Making Ireland’s tax system more attractive to entrepreneurs

The following article by International Tax Partner Cormac Kelleher first appeared in the Irish Independent on Tuesday 6 August 2024.

With an exchequer surplus of €3.1bn for the first half of 2024, Finance Minister Jack Chambers has the capacity and opportunity to provide employers and small businesses with much-needed relief. Given Budget 2025 is now scheduled for October 1, the minister has the opportunity to introduce measures to help offset the over-reliance on multinationals and nurture indigenous Irish business.

This is particularly important given the double threat of continued international tax reform and all the global political change 2025 is likely to bring. The high concentration and temporary nature of corporate tax receipts has been mainstream news over the last 12 months. We have been conditioned not to view them as a source of funding for daily exchequer expenditure.

While this is the prudent approach to adopt, we have not nurtured an alternative offsetting source of receipts.

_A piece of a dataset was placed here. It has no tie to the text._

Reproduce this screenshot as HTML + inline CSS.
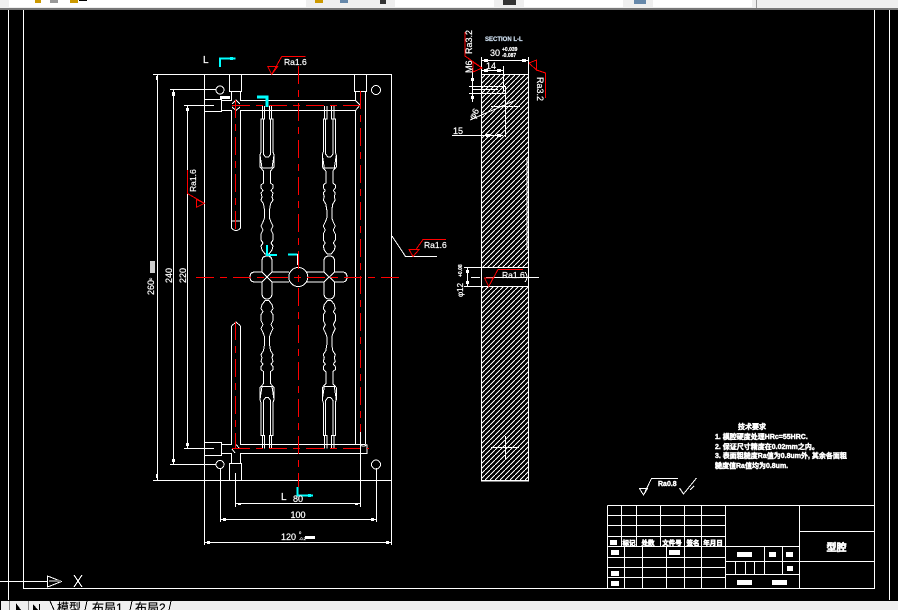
<!DOCTYPE html>
<html><head><meta charset="utf-8"><style>
html,body{margin:0;padding:0;background:#000;width:898px;height:610px;overflow:hidden}
svg{display:block;shape-rendering:crispEdges}
text{font-family:"Liberation Sans","Noto Sans CJK SC",sans-serif;fill:#fff;font-size:10px;stroke:#fff;stroke-width:.2}
.w{stroke:#fff;fill:none;stroke-width:1}
.r{stroke:#f00;fill:none;stroke-width:1}
.d{stroke:#f00;fill:none;stroke-width:1;stroke-dasharray:18 6 7 6}
.c{stroke:#0ff;fill:none;stroke-width:2}
.cn{font-size:7px;font-weight:bold;stroke:#fff;stroke-width:.45}
.t{font-size:6.500px;font-weight:bold;text-anchor:middle;stroke:#fff;stroke-width:.6}
</style></head><body>
<svg width="898" height="610" viewBox="0 0 898 610" xmlns="http://www.w3.org/2000/svg">
<defs>
<pattern id="h" width="5" height="5" patternUnits="userSpaceOnUse">
<rect width="5" height="5" fill="#000"/><path d="M0 5 5 0" stroke="#fff" stroke-width="1.100" fill="none"/>
</pattern>
<g id="run" class="w">
<path d="M-4.700 106V119H-6V152L-7 155V167L-3.500 171V183L-6 185V188L-4 190.500-6 193-5 197-6 200-3.500 204-2.500 210V218L-4 222-6 226-4 230-6 234V240L-4 243-6 246-5 250-2 254H2L5 250 6 246 4 243 6 240V234L4 230 6 226 4 222 2.500 218V210L3.500 204 6 200 5 197 6 193 4 190.500 6 188V185L3.500 183V171L7 167V155L6 152V119H4.700V106"/>
<path d="M-2.300 106V119H-3.700V154L-1.500 157H1.500L3.700 154V119H2.300V106"/>
<path d="M-7 155-5 168H5L7 155"/>
</g>
</defs>
<rect width="898" height="610" fill="#000"/>

<!-- toolbar -->
<rect x="0" y="0" width="898" height="10" fill="#efefef"/>
<rect x="0" y="8" width="898" height="2" fill="#777"/>
<rect x="9" y="0" width="297" height="7" fill="#fff"/>
<rect x="395" y="0" width="99" height="7" fill="#fff"/>
<rect x="524" y="0" width="99" height="7" fill="#fff"/>
<rect x="653" y="0" width="99" height="7" fill="#fff"/>
<rect x="756" y="0" width="1" height="8" fill="#999"/>
<rect x="35" y="0" width="6" height="3" fill="#c90"/>
<rect x="50" y="0" width="8" height="3" fill="#999"/>
<rect x="70" y="0" width="8" height="3" fill="#c90"/>
<rect x="79" y="0" width="8" height="1" fill="#000"/>
<rect x="315" y="0" width="8" height="3" fill="#c90"/>
<rect x="340" y="0" width="8" height="3" fill="#68a"/>
<rect x="380" y="0" width="6" height="4" fill="#333"/>
<rect x="503" y="0" width="13" height="5" fill="#333"/>
<rect x="634" y="0" width="12" height="4" fill="#68a"/>

<!-- frames -->
<path class="w" d="M8.500 10V600M23.500 10V588.500H874.500V10M889.500 10V600"/>

<!-- UCS icon -->
<path class="w" d="M0 581.500H47M47.500 576V587L61.500 581.500Z"/>
<path d="M49 580H61V582H49Z" fill="#777"/>
<path class="w" d="M74 575 82 587M82 575 74 587"/>

<!-- main plate -->
<g class="w">
<path d="M204.500 74.500H391.500V480.500H204.500Z"/>
<path d="M153 74.500H204M153 480.500H204"/>
<path d="M157.500 74.500V480.500M173.500 89.500V464.500M187.500 105.500V448.500"/>
<path d="M170 89.500H216M170 464.500H216M184 105.500H214M184 448.500H214"/>
<path d="M204.500 99.500H221.500V111.500H204.500M204.500 442.500H221.500V455.500H204.500"/>
<path d="M229.500 74.500V91.500H241.500V74.500M354.500 74.500V91.500H366.500V74.500M229.500 480.500V463.500H241.500V480.500"/>
<path d="M221 100.500H231.500V91.500M240.500 91.500V100.500H355.500V91.500M365.500 91.500V444"/>
<path d="M221 110.500H231.500V228M240.500 228V110.500H355.500V444.500"/>
<path d="M221 444.500H231.500V326M240.500 326V444.500H365.500M221 453.500H231.500V463.500M240.500 463.500V453.500H367V444.500"/>
</g>
<path class="w" d="M231.500 228Q236 233 240.500 228M231.500 326L236 322 240.500 326M232 221H240"/>
<path class="w" d="M232 104 236 100M240 104 236 100M232 107 236 110.500M240 107 236 110.500M355.500 100.500 360 105 355.500 110.500M232 449 235 453M240 449 236 444.500M360 444.500Q363 448 367 444.500"/>
<circle class="w" cx="220" cy="90" r="4"/><circle class="w" cx="376" cy="90" r="4.500"/>
<circle class="w" cx="220" cy="464.500" r="4"/><circle class="w" cx="376" cy="464.500" r="4.500"/>
<rect x="220" y="96" width="10" height="3" fill="#fff"/>

<!-- runners -->
<use href="#run" transform="translate(267,0)"/>
<use href="#run" transform="translate(329.300,0)"/>
<use href="#run" transform="matrix(1,0,0,-1,267,554.600)"/>
<use href="#run" transform="matrix(1,0,0,-1,329.300,554.600)"/>

<!-- crosses -->
<path class="w" d="M262 272V261Q262 256 267 256Q272 256 272 261V272L289 272M289 282H272V293Q272 299 267 299Q262 299 262 293V282H255Q250 282 250 277Q250 272 255 272H262"/>
<path class="w" d="M307 272H324V261Q324 256 329.300 256Q334.500 256 334.500 261V272H342Q347 272 347 277Q347 282 342 282H334.500V293Q334.500 299 329.300 299Q324 299 324 293V282H307"/>
<path class="w" d="M262 272 272 282M272 272 262 282M324 272 334.500 282M334.500 272 324 282"/>
<circle class="w" cx="298.300" cy="277" r="9.500"/>

<!-- red centre lines -->
<path class="d" d="M298.500 66V487"/>
<path class="d" d="M232 105.500H363"/>
<path class="d" d="M232 448.500H369"/>
<path class="d" d="M196 277.500H400"/>
<path class="d" d="M235.500 100V231"/>
<path class="d" d="M235.500 322V448"/>
<path class="d" d="M360.500 91V432"/>

<!-- cyan section marks -->
<path class="c" d="M220 67V58.500H235.500"/><rect x="230" y="57" width="3" height="3" fill="#0ff"/>
<path class="c" style="stroke-width:3" d="M257 97H267V107"/>
<path class="c" d="M267 245V255H277"/>
<path class="c" d="M288 254.500H297.500"/><path class="w" d="M297.500 254V265"/>
<path class="c" d="M297.500 487V495.500H313"/><rect x="308" y="494" width="3" height="3" fill="#0ff"/>
<text x="203" y="63" style="font-size:10px">L</text>
<text x="281" y="500" style="font-size:10px">L</text>

<!-- bottom dims -->
<g class="w">
<path d="M235.500 473V507M360.500 432V507M235.500 503.500H360.500"/>
<path d="M220.500 468V522M376.500 468V522M220.500 519.500H376.500"/>
<path d="M204.500 480V545M391.500 480V545M204.500 542.500H391.500"/>
</g>
<g fill="#fff">
<rect x="238" y="503" width="3" height="2"/><rect x="355" y="503" width="3" height="2"/>
<rect x="223" y="518" width="3" height="3"/><rect x="371" y="518" width="3" height="3"/>
<rect x="207" y="541" width="3" height="3"/><rect x="386" y="541" width="3" height="3"/>
<rect x="172" y="92" width="3" height="4"/><rect x="172" y="459" width="3" height="3"/>
<rect x="186" y="108" width="3" height="3"/><rect x="186" y="443" width="3" height="3"/>
<rect x="156" y="76" width="2" height="4"/><rect x="156" y="474" width="2" height="4"/>
</g>
<text x="298" y="502" text-anchor="middle" style="font-size:9px">80</text>
<text x="298" y="518" text-anchor="middle" style="font-size:9px">100</text>
<text x="281" y="540" style="font-size:9px">120</text>
<text x="299" y="534" style="font-size:4px">0</text>
<text x="299" y="540" style="font-size:4px">-0.2</text>
<rect x="305" y="536" width="10" height="3" fill="#fff"/>
<text transform="translate(154,295) rotate(-90)" style="font-size:9px">260</text>
<text transform="translate(152,280) rotate(-90)" style="font-size:4px">0</text>
<rect x="150" y="261" width="5" height="12" fill="#ccc"/>
<text transform="translate(172,283) rotate(-90)" style="font-size:9px">240</text>
<text transform="translate(186,283) rotate(-90)" style="font-size:9px">220</text>

<!-- roughness marks main view -->
<path class="r" d="M267.700 66.500H277.700L271.700 74.500ZM271.700 74.500 281.700 56.500H305.700"/>
<text x="284" y="65" style="font-size:8.500px">Ra1.6</text>
<path class="r" d="M187.500 170V193.500L204.300 203.300 196.300 207.300V199.300L204.300 203.300"/>
<text transform="translate(196,192) rotate(-90)" style="font-size:8.500px">Ra1.6</text>
<path class="w" d="M392 236 405.500 256.500H437"/>
<path class="r" d="M409 249.500H419L413 256.500ZM416 249.500 423 239.500H446"/>
<text x="424" y="248" style="font-size:8.500px">Ra1.6</text>

<!-- section view -->
<rect x="482" y="74.500" width="47" height="192.500" fill="url(#h)"/>
<rect x="482" y="286.500" width="47" height="194" fill="url(#h)"/>
<g class="w">
<path d="M481.500 57V481H528.500V57M481.500 74.500H528.500M481.500 480.500H528.500"/>
<path d="M481.500 267.500H528.500M481.500 286.500H528.500M464 267.500H481M464 286.500H481"/>
<path d="M481.500 60.500H528.500M481.500 70.500H503.500M503.500 66V92M505.500 92V137"/>
<path d="M469 86.500H505.500V93.500H469M472 89.500H498"/>
<path d="M472.500 68V102M467.500 268V286M452 135.500H503"/>
<path d="M491 106.500H520M505.500 98V115M491 447.500H519M505.500 436V459M471 277.500H480M486 277.500H539"/>
<path d="M527 158V250"/>
</g>
<path class="w" d="M470 120 516 100M525 272Q529 277 525 282"/>
<g fill="#fff">
<rect x="484" y="59" width="4" height="3"/><rect x="522" y="59" width="4" height="3"/>
<rect x="484" y="69" width="4" height="3"/><rect x="497" y="69" width="4" height="3"/>
<rect x="471" y="78" width="3" height="3"/><rect x="471" y="96" width="3" height="3"/>
<rect x="486" y="134" width="4" height="3"/><rect x="497" y="134" width="4" height="3"/>
<rect x="466" y="270" width="3" height="3"/><rect x="466" y="281" width="3" height="3"/>
</g>
<text x="485" y="41" style="font-size:6px;font-weight:bold;fill:#cde;stroke:#cde">SECTION L-L</text>
<text x="490" y="56" style="font-size:9px">30</text>
<text x="502" y="51" style="font-size:5px;font-weight:bold">+0.039</text>
<text x="502" y="57" style="font-size:5px;font-weight:bold">-0.087</text>
<text x="486" y="69" style="font-size:9px">14</text>
<text x="453" y="134" style="font-size:9px">15</text>
<text transform="translate(472,73) rotate(-90)" style="font-size:9px">M6</text>
<text transform="translate(474,120) rotate(-60)" style="font-size:9px">φ6</text>
<text transform="translate(463,297) rotate(-90)" style="font-size:8px">φ12</text>
<text transform="translate(462,277) rotate(-90)" style="font-size:5px;font-weight:bold">+0.08</text>
<path class="r" d="M465 32V56L482 68 473 72V62L482 68"/>
<text transform="translate(472,54) rotate(-90)" style="font-size:9px">Ra3.2</text>
<path class="r" d="M529 63 536.500 60V70L529 63M536.500 70 545.500 73V98"/>
<text transform="translate(537,77) rotate(90)" style="font-size:9px">Ra3.2</text>
<path class="r" d="M484.500 278H493L488.700 286.500ZM488.700 286.500 498 269.500H523"/>
<text x="502" y="278" style="font-size:8.500px">Ra1.6</text>

<!-- technical requirements -->
<text class="cn" x="738" y="429">技术要求</text>
<text class="cn" x="715" y="439">1. 模腔硬度处理HRc=55HRC.</text>
<text class="cn" x="715" y="449">2. 保证尺寸精度在0.02mm之内。</text>
<text class="cn" x="715" y="458">3. 表面粗糙度Ra值为0.8um外, 其余各面粗</text>
<text class="cn" x="715" y="468">糙度值Ra值均为0.8um.</text>
<path class="w" d="M639.500 488.500H647.500L643.500 495ZM643.500 495 651.500 478.500H678"/>
<text x="658" y="486" style="font-size:7px;font-weight:bold;stroke-width:.4">Ra0.8</text>
<path class="w" d="M679.500 488 683.500 494 696.500 478M690 490 694 486"/>

<!-- title block -->
<g class="w">
<path d="M607.500 505.500H874.500M607.500 505.500V588.500"/>
<path d="M607.500 515.500H725.500M607.500 525.500H725.500M607.500 536.500H725.500M607.500 546.500H799.500M607.500 557.500H725.500M607.500 567.500H725.500M607.500 577.500H725.500"/>
<path d="M621.500 505.500V546.500M636.500 505.500V546.500M660.500 505.500V546.500M684.500 505.500V546.500M701.500 505.500V546.500"/>
<path d="M624.500 546.500V588.500M642.500 546.500V588.500M666.500 546.500V588.500M684.500 546.500V588.500M701.500 546.500V588.500"/>
<path d="M725.500 505.500V588.500M799.500 505.500V588.500M725.500 561.500H874.500M725.500 574.500H799.500M799.500 531.500H874.500"/>
<path d="M764.500 546.500V574.500M782.500 546.500V574.500M735.500 561.500V574.500M745.500 561.500V574.500M754.500 561.500V574.500"/>
</g>
<g fill="#fff">
<rect x="610" y="540" width="7" height="5"/>
<rect x="611" y="550" width="8" height="5"/><rect x="669" y="550" width="11" height="5"/>
<rect x="611" y="571" width="8" height="5"/><rect x="611" y="581" width="8" height="5"/>
<rect x="737" y="552" width="15" height="5"/><rect x="769" y="552" width="7" height="5"/><rect x="786" y="552" width="7" height="5"/>
<rect x="787" y="566" width="6" height="5"/>
<rect x="737" y="580" width="15" height="5"/><rect x="772" y="580" width="15" height="5"/>
</g>
<text class="t" x="629" y="545">标记</text>
<text class="t" x="648" y="545">处数</text>
<text class="t" x="672" y="545">文件号</text>
<text class="t" x="693" y="545">签名</text>
<text class="t" x="713" y="545">年月日</text>
<text x="836.500" y="551" text-anchor="middle" style="font-size:10px;font-weight:bold;stroke-width:.6">型腔</text>

<!-- bottom tabs -->
<rect x="0" y="601" width="898" height="9" fill="#efefef"/>
<g fill="#000">
<rect x="0" y="601" width="1" height="9"/>
<path d="M16 603 21 610H16Z"/><path d="M33 604 38 610H33Z"/><rect x="39" y="604" width="1" height="6"/>
<rect x="9" y="601" width="1" height="9" fill="#888"/><rect x="28" y="601" width="1" height="9" fill="#888"/>
</g>
<path d="M50 601 54 610M87 601 85 610M132 601 130 610M171 601 169 610" stroke="#000" fill="none"/>
<text x="57" y="612" style="font-size:12px;fill:#000;stroke:#000">模型</text>
<text x="92" y="612" style="font-size:12px;fill:#000;stroke:#000">布局1</text>
<text x="135" y="612" style="font-size:12px;fill:#000;stroke:#000">布局2</text>
</svg>
</body></html>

Ireland should make itself an attractive location for entrepreneurs. Such individuals will drive creativity, develop employment and create an ecosystem that will attract future investment. While there is a capital gains tax entrepreneurs’ relief currently in place, it does not go far enough.

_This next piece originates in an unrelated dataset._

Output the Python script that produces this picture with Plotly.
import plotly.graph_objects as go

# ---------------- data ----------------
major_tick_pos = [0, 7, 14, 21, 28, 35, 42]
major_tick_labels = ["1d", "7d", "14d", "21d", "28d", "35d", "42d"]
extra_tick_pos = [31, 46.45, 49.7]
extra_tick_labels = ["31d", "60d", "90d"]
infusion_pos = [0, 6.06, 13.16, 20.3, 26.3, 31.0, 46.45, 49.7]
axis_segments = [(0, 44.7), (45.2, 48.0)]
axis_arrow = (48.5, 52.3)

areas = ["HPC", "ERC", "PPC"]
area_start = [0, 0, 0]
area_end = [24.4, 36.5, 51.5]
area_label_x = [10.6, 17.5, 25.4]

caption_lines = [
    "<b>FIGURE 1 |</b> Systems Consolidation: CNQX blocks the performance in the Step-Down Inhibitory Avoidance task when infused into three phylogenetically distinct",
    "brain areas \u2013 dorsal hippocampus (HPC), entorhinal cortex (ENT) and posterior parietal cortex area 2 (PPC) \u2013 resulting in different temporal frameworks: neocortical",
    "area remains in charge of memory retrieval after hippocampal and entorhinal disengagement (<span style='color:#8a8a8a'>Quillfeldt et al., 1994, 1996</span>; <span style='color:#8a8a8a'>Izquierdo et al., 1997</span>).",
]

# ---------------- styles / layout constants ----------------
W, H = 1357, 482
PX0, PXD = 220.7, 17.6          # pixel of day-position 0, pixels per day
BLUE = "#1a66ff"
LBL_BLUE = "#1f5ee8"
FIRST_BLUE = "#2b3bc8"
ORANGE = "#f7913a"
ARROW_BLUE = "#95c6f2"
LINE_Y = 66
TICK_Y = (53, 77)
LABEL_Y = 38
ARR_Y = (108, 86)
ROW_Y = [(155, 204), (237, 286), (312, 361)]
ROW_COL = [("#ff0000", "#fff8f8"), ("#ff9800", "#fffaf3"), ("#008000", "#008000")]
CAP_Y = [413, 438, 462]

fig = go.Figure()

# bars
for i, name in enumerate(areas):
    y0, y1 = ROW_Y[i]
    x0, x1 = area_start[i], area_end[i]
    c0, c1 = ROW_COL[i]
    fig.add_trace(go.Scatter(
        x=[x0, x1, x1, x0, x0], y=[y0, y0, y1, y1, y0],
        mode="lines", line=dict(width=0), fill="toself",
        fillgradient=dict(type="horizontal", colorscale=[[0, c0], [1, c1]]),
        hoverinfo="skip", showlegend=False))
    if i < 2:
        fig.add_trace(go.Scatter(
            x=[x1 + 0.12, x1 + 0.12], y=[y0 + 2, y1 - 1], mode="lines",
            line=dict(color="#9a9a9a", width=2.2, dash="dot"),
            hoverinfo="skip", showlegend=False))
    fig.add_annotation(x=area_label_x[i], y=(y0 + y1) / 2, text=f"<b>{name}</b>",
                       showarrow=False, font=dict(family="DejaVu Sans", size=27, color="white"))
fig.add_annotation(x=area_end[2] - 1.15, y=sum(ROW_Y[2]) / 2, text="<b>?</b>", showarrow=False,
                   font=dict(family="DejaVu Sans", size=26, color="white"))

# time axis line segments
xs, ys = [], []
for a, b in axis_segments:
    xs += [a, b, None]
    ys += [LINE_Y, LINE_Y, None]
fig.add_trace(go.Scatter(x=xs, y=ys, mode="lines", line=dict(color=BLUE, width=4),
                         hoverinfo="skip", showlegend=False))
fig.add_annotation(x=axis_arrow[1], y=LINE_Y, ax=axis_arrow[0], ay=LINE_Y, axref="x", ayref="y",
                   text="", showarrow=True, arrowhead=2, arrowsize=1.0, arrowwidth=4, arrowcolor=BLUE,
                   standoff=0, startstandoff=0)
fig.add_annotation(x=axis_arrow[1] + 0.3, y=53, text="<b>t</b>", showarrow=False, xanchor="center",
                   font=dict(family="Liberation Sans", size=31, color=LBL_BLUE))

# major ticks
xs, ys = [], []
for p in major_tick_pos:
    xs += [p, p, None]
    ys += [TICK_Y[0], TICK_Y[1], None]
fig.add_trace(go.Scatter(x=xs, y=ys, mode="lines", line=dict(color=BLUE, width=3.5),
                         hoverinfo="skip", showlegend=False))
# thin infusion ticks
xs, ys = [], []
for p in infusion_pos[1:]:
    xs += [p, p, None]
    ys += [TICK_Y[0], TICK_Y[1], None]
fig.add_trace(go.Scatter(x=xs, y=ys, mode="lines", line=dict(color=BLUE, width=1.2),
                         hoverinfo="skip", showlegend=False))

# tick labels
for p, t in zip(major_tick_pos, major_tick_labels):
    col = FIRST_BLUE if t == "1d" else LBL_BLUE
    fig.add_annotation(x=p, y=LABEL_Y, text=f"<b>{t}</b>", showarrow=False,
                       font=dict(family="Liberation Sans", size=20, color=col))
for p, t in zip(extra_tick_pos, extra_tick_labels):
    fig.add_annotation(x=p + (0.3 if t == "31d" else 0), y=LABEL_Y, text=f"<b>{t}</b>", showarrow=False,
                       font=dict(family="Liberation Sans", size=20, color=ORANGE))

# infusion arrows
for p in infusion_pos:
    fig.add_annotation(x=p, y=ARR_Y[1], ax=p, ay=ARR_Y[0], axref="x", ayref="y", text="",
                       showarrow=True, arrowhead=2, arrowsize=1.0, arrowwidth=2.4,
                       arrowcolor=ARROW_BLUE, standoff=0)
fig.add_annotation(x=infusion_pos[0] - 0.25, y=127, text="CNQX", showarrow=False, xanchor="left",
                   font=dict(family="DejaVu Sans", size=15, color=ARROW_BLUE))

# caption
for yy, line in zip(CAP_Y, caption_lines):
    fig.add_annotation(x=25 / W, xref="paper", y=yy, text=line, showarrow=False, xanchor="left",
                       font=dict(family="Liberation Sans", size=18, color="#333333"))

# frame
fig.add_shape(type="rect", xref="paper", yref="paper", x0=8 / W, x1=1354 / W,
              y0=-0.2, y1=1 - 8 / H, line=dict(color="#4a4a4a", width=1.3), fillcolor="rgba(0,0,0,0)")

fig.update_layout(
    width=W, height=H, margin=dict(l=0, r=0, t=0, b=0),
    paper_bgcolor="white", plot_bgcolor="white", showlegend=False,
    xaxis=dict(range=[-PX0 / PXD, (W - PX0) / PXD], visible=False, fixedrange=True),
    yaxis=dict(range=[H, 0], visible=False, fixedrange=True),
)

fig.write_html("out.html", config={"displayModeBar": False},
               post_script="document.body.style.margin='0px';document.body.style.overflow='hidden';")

 Relative to European counterparts, we are not as attractive as we could be. The current regime should be overhauled. Entrepreneurs who exit a qualifying company and realise a gain should be given a capital gains tax (CGT) “rollover” relief, where they reinvest 80% of the gain in another qualifying Irish business within a 24-month period.

 While this is a tax deferral, serial entrepreneurs will be incentivised to remain in Ireland and to continue to develop indigenous business, thereby supporting employment and creating a talented ecosystem. Rolled gains would eventually be taxed when the entrepreneur does not make any further investments.

 Domestic Irish enterprise is considered vital to reduce the over-reliance on international groups and exposure to economic shocks. Last year, a significant change to capital gains tax retirement relief was announced. From January 1, there is to be a €10m market value limit on assets that qualify for CGT retirement relief. The measure as implemented has the potential to prevent inter-generational transfers.

Businesses will only transfer on death. This will prevent younger family members getting involved and driving the business, its growth and impact on employment creation. This measure should be paused.

Small businesses are devoting more time to compliance. This year, employers are required to report details of all benefits provided to employees. What constitutes a benefit is much broader than many employers realise. The Easter egg or selection box needs to be reported to Revenue.

For small businesses trying to operate the provisions, this can be challenging and time-consuming. While there is an annual small-benefit exemption of €1,000, this covers a maximum of two benefits.

The small-benefit exemption amount of €1,000 should be repositioned. This should be a cumulative annual amount for each employee, irrespective of the number of small benefits received (for example, staff drinks). This would ease the burden for employers considerably.

Social insurance reform is on the way, most likely in the form of higher rates. While a reform of the regime would be welcomed, it should not become a crippling cost to employers. The cost of employment is constantly being cited as a challenge for family businesses. The true cost of rising rates of pay is compounded by employer PRSI contributions.

Where an employee is earning approximately €23,000 per annum, employer PRSI of 11.15% applies. This equates to over €2,550 of additional employer cost. The current regime does not have a graduated rate or a cap on contribution ceiling.

Consideration should be given to the introduction of a reduced employer-contribution rate for income up to €35,000.

Affordable home delivery is a key issue for the Government. Purchasers of newly constructed homes are, unbeknownst to them, paying VAT at 13.5%. This is a significant cost component, often being the deciding factor between whether a person will be in a position to purchase or not.

To improve affordability and to reduce the average home price, consideration should be given to the introduction of a temporary VAT rate of 7%. This would be for a two-year period. A mechanism would need to be put in place to try to ensure that the VAT reduction would not be “baked in” to the existing prices and not passed on to purchasers.

 Amid shifting economic landscapes around the globe, there is no silver bullet to ensure Ireland is safeguarded from instability and decline. But by adopting some of the innovative measures above, Mr Chambers can set a robust foundation ahead of a general election which is just around the corner.

 

Published in the Irish Independent on Tuesday 6 August 2024.